Worse yet, Johnson writes, is what the Witt affair and the Yale report reveal about the state of due process and fundamental fairness at Yale:

[T]he informal complaint procedure's ‘goal is to achieve a resolution that is desired by the [accuser]," so that accusers can ‘regain their sense of wellbeing,' even though the process provides no mechanism for determining whether the accuser is telling the truth. In fact, the process seems all but designed to ensure that the truth won't be discovered, especially if the accuser is less than truthful. According to [the report's author, Deputy Provost Stephanie Spangler], Yale wants the informal complaint procedure to give the accuser ‘choice of and control over the process.' This goal is incompatible with providing due process to the accused.

Yale's report sheds additional light on the problems with Yale's system for handling claims of sexual misconduct. The informal complaint system, by Yale's own admission, "does not include extensive investigation or formal findings." Although Yale reserves the right to override the complainant's wishes and require a formal investigation if it feels there are sufficient "risks to the safety of individuals and/or the community," it appears from the report as if all of the informal complaints were in fact resolved informally, with outcomes typically including restrictions on contact between the parties and counseling for the accused on "appropriate conduct." The contact restrictions and counseling were imposed on the accused students despite the fact that, according to the report, "no determination as to the validity of the allegations was made."

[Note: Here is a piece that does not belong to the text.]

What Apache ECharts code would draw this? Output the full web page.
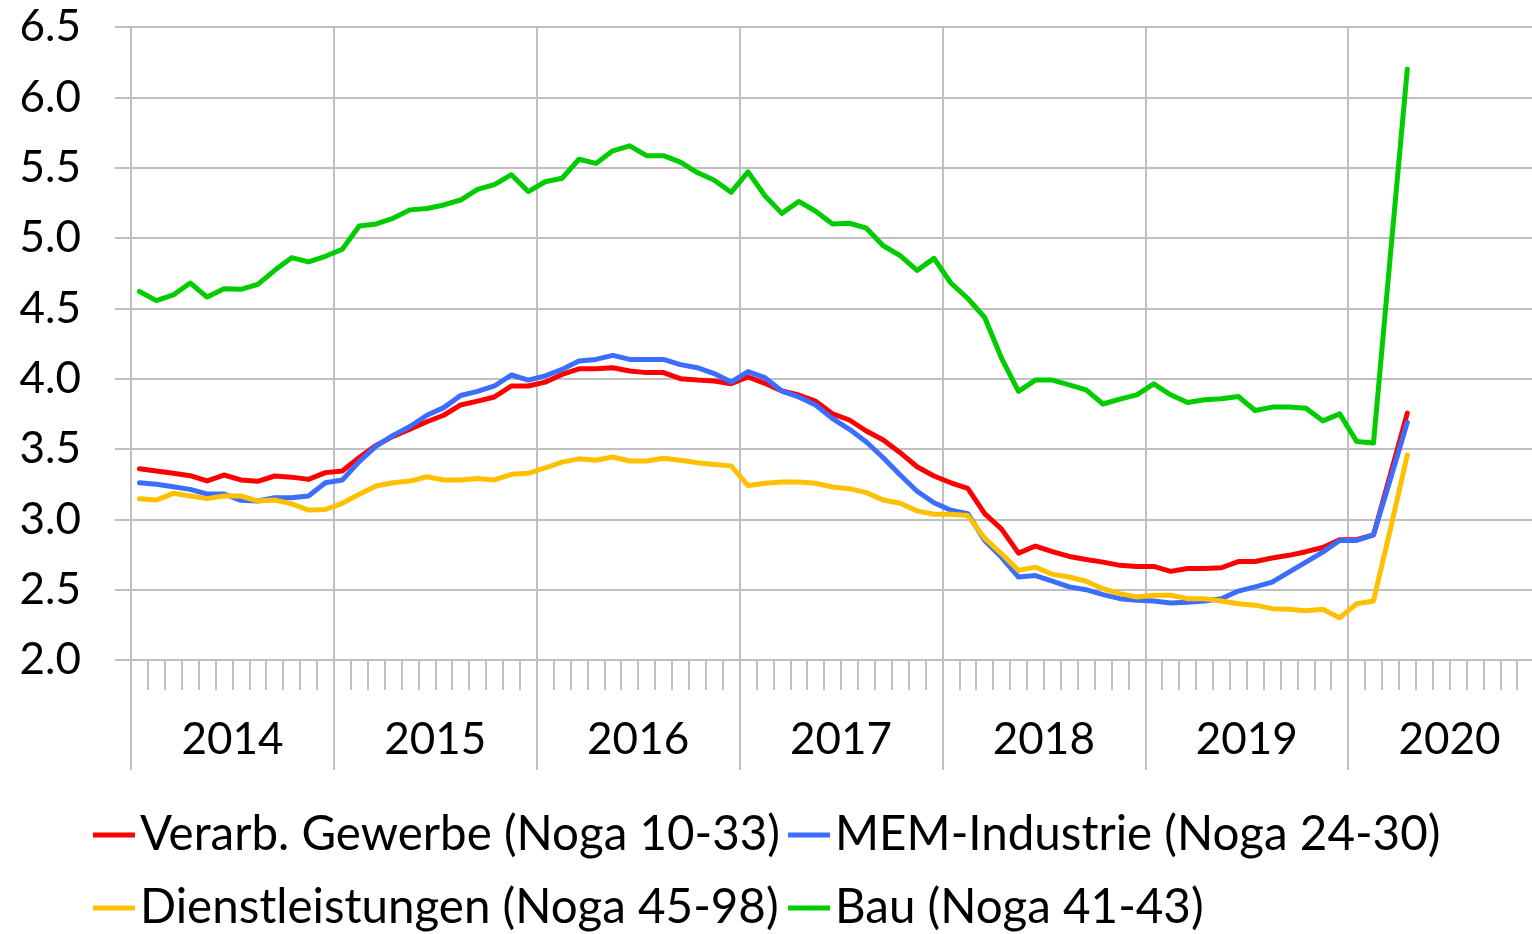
<!DOCTYPE html>
<html>
<head>
<meta charset="utf-8">
<script src="https://cdn.jsdelivr.net/npm/echarts@6/dist/echarts.min.js"></script>
<style>
html,body{margin:0;padding:0;background:#fff;overflow:hidden;}
#chart{width:1532px;height:934px;}
</style>
</head>
<body>
<div id="chart"></div>
<script>
// Years shown on the axis and months per year (category axis Jan 2014 - Dec 2020)
const years = ['2014','2015','2016','2017','2018','2019','2020'];
const monthNames = ['01','02','03','04','05','06','07','08','09','10','11','12'];
const seriesNames = [
  'Verarb. Gewerbe (Noga 10-33)',
  'MEM-Industrie (Noga 24-30)',
  'Dienstleistungen (Noga 45-98)',
  'Bau (Noga 41-43)'
];
const yTicks = [2.0, 2.5, 3.0, 3.5, 4.0, 4.5, 5.0, 5.5, 6.0, 6.5];

// Monthly values Jan 2014 - Apr 2020
const verarb = [
  3.36, 3.344, 3.327, 3.31, 3.273, 3.315, 3.28, 3.27, 3.308, 3.30, 3.284, 3.332,
  3.344, 3.44, 3.526, 3.59, 3.64, 3.694, 3.74, 3.813, 3.84, 3.87, 3.948, 3.948,
  3.975, 4.03, 4.07, 4.07, 4.078, 4.055, 4.043, 4.043, 4.0, 3.99, 3.983, 3.964,
  4.012, 3.967, 3.912, 3.884, 3.84, 3.75, 3.706, 3.628, 3.564, 3.474, 3.374, 3.308,
  3.26, 3.22, 3.04, 2.93, 2.76, 2.81, 2.77, 2.736, 2.715, 2.696, 2.673, 2.665,
  2.665, 2.63, 2.65, 2.65, 2.656, 2.70, 2.70, 2.725, 2.744, 2.77, 2.80, 2.855,
  2.855, 2.89, 3.32, 3.755
];
const mem = [
  3.26, 3.25, 3.232, 3.213, 3.18, 3.18, 3.135, 3.13, 3.154, 3.154, 3.166, 3.26,
  3.28, 3.41, 3.52, 3.597, 3.66, 3.74, 3.794, 3.88, 3.91, 3.948, 4.026, 3.99,
  4.02, 4.066, 4.126, 4.137, 4.166, 4.137, 4.137, 4.137, 4.10, 4.078, 4.036, 3.976,
  4.05, 4.007, 3.912, 3.87, 3.813, 3.716, 3.64, 3.55, 3.438, 3.315, 3.20, 3.118,
  3.065, 3.04, 2.85, 2.73, 2.59, 2.60, 2.56, 2.52, 2.50, 2.465, 2.436, 2.424,
  2.42, 2.405, 2.41, 2.42, 2.436, 2.49, 2.52, 2.554, 2.625, 2.696, 2.767, 2.85,
  2.85, 2.89, 3.285, 3.69
];
const dienst = [
  3.147, 3.137, 3.185, 3.166, 3.147, 3.166, 3.166, 3.13, 3.137, 3.11, 3.066, 3.07,
  3.114, 3.178, 3.237, 3.26, 3.272, 3.303, 3.28, 3.28, 3.29, 3.28, 3.32, 3.327,
  3.365, 3.407, 3.43, 3.42, 3.443, 3.415, 3.415, 3.434, 3.42, 3.403, 3.39, 3.38,
  3.24, 3.256, 3.265, 3.265, 3.256, 3.23, 3.218, 3.19, 3.137, 3.114, 3.06, 3.036,
  3.036, 3.027, 2.866, 2.755, 2.637, 2.66, 2.61, 2.59, 2.56, 2.507, 2.472, 2.448,
  2.46, 2.46, 2.436, 2.436, 2.42, 2.40, 2.39, 2.365, 2.36, 2.35, 2.36, 2.30,
  2.40, 2.42, 2.93, 3.457
];
const bau = [
  4.62, 4.555, 4.595, 4.68, 4.58, 4.64, 4.635, 4.67, 4.77, 4.86, 4.83, 4.87,
  4.92, 5.085, 5.10, 5.14, 5.20, 5.21, 5.235, 5.27, 5.345, 5.38, 5.45, 5.33,
  5.40, 5.425, 5.56, 5.53, 5.62, 5.655, 5.585, 5.585, 5.54, 5.465, 5.41, 5.325,
  5.47, 5.30, 5.175, 5.26, 5.19, 5.10, 5.105, 5.07, 4.945, 4.875, 4.77, 4.855,
  4.68, 4.57, 4.435, 4.145, 3.91, 3.99, 3.99, 3.956, 3.92, 3.82, 3.855, 3.885,
  3.963, 3.885, 3.83, 3.85, 3.857, 3.873, 3.774, 3.798, 3.798, 3.79, 3.70, 3.75,
  3.554, 3.543, 4.88, 6.20
];

const months = [];
years.forEach(y => monthNames.forEach(m => months.push(y + '-' + m)));

const colors = ['#ff0000', '#3b6eff', '#ffc000', '#00cc00'];
const seriesData = [verarb, mem, dienst, bau];
const gridColor = '#c0c0c0';
const font = 'Lato, "Open Sans", sans-serif';

const chart = echarts.init(document.getElementById('chart'), null, {renderer: 'canvas'});

const legendBase = {
  icon: 'rect', itemWidth: 42, itemHeight: 5, padding: 0, selectedMode: false,
  textStyle: {fontFamily: font, fontSize: 47.5, color: '#000', lineHeight: 50}
};
const legendPos = [[93, 810], [788, 810], [93, 883], [788, 883]];

chart.setOption({
  animation: false,
  backgroundColor: '#fff',
  color: colors,
  grid: {left: 131, top: 27, bottom: 274, right: -19, containLabel: false, outerBoundsMode: 'none'},
  legend: seriesNames.map((n, i) => Object.assign({}, legendBase, {
    data: [n], left: legendPos[i][0], top: legendPos[i][1]
  })),
  xAxis: [
    {
      type: 'category', data: months, boundaryGap: true, position: 'bottom', offset: 0,
      axisLine: {show: true, lineStyle: {color: gridColor, width: 2}},
      axisTick: {show: true, interval: 0, length: 30, lineStyle: {color: gridColor, width: 2}},
      axisLabel: {show: false},
      splitLine: {show: false}
    },
    {
      type: 'category', data: years, boundaryGap: true, position: 'bottom', offset: 0,
      axisLine: {show: false},
      axisTick: {show: true, interval: 0, length: 110, lineStyle: {color: gridColor, width: 2}},
      axisLabel: {show: true, interval: 0, margin: 58, fontFamily: font, fontSize: 44, color: '#000'},
      splitLine: {show: true, interval: 0, lineStyle: {color: gridColor, width: 2}}
    }
  ],
  yAxis: {
    type: 'value', min: yTicks[0], max: yTicks[yTicks.length - 1], interval: 0.5,
    axisLine: {show: true, lineStyle: {color: gridColor, width: 2}},
    axisTick: {show: true, length: 16, lineStyle: {color: gridColor, width: 2}},
    axisLabel: {margin: 50, fontFamily: font, fontSize: 44, color: '#000',
      formatter: v => v.toFixed(1)},
    splitLine: {show: true, lineStyle: {color: gridColor, width: 2}}
  },
  series: seriesNames.map((n, i) => ({
    name: n, type: 'line', xAxisIndex: 0, data: seriesData[i],
    symbol: 'none', showSymbol: false,
    lineStyle: {width: 5, color: colors[i], join: 'round', cap: 'round'},
    itemStyle: {color: colors[i]},
    z: 2 + i
  }))
});
</script>
</body>
</html>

I should hope that if any of the informal complaints involved a credible claim of actual sexual assault, the Yale administration would have indeed pursued an actual investigation, rather than setting a potentially dangerous criminal free in the Yale community with nothing more than some administrative counseling on appropriate behavior. The fact that no such investigations seem to have ensued points at least in part to the fact that Yale, by its own admission, uses "a more expansive definition of sexual assault" than required by law—a definition so expansive that, as KC Johnson notes, "per capita reports of sexual assault on the Yale campus were 10-12 times greater than those in New Haven," which the FBI has rated the fourth most dangerous city in the country.

But as Johnson points out, anyone hearing or reading that a Yale student has been accused of sexual assault is unlikely to be aware of this more expansive definition, causing permanent harm to the reputation of the accused student. And while the identities of parties involved in these informal complaints are supposed to be kept confidential, the Witt case—and Yale's response to it—proves that this is not necessarily the case.

The report also reveals that Yale is investigating students and faculty members for sexual harassment based on allegations of nothing more than "inappropriate comments," in direct violation of the right to free speech promised in Yale's own policies (which provide that "[e]very official of the university ... has a special obligation to foster free expression and to ensure that it is not obstructed.) We already knew (from its decision to discipline the DKE fraternity for crude and tasteless but protected speech) that Yale was willing to throw its commitments to free speech under the bus for political expediency, but it is sad to see that trend continued in this report.

While KC Johnson offers the generous suggestion that Yale's sexual misconduct procedures are part of a well-intentioned but misguided effort to encourage more real victims of assault to step forward, to me the totality of the circumstances here paint a more cynical picture—one of a university far more concerned with its own reputation and financial well-being than with the rights of its students.